What you will do:
Print exactly the lines from the first one down to the line containing "import * as", both ends included, with no pictures and nothing else.

Collected material:
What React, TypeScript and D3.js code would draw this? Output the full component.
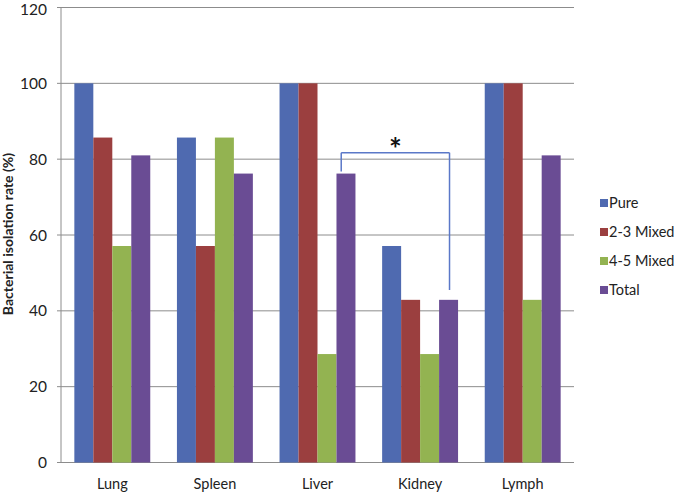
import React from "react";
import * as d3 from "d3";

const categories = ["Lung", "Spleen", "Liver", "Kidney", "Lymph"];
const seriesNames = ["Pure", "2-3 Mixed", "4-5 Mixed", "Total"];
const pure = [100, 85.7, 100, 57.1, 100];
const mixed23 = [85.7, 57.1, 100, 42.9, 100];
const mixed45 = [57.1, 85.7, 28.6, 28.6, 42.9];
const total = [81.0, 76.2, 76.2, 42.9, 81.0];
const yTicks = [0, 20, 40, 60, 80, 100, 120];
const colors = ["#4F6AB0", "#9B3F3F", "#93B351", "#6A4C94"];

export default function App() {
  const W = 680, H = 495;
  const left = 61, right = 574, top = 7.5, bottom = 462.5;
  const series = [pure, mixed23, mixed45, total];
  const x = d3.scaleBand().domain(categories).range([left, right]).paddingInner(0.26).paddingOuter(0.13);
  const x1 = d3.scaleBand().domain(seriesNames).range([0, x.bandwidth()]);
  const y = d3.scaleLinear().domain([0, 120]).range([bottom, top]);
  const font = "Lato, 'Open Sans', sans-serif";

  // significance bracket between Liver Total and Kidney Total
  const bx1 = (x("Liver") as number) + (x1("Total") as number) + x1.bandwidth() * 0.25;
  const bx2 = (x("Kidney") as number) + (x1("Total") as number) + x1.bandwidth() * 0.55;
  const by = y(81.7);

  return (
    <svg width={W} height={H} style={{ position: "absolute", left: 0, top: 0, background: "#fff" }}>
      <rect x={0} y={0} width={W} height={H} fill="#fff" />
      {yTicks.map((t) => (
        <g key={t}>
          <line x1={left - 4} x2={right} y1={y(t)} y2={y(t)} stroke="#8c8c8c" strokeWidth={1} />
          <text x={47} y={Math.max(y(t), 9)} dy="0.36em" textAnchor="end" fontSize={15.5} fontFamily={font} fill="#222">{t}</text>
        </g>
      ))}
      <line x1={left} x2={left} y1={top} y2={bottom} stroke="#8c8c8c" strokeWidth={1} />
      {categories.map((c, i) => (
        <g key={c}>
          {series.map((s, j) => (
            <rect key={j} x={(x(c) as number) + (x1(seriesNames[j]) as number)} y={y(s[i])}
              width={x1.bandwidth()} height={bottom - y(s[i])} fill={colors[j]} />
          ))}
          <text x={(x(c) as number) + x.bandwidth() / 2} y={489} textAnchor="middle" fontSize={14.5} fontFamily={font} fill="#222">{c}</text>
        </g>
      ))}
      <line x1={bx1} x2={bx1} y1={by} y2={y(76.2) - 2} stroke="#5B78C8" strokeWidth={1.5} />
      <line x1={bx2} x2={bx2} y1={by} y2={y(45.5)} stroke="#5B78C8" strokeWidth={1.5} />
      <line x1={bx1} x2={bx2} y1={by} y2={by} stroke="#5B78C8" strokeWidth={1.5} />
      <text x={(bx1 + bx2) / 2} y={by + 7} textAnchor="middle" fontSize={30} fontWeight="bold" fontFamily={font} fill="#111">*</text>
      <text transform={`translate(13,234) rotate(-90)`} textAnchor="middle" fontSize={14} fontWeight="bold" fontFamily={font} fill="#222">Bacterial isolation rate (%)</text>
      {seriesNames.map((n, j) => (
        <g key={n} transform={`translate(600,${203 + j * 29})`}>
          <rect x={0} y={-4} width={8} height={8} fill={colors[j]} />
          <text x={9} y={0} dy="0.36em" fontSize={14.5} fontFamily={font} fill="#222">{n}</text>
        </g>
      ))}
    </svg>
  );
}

Response to this task:
What React, TypeScript and D3.js code would draw this? Output the full component.
import React from "react";
import * as d3 from "d3";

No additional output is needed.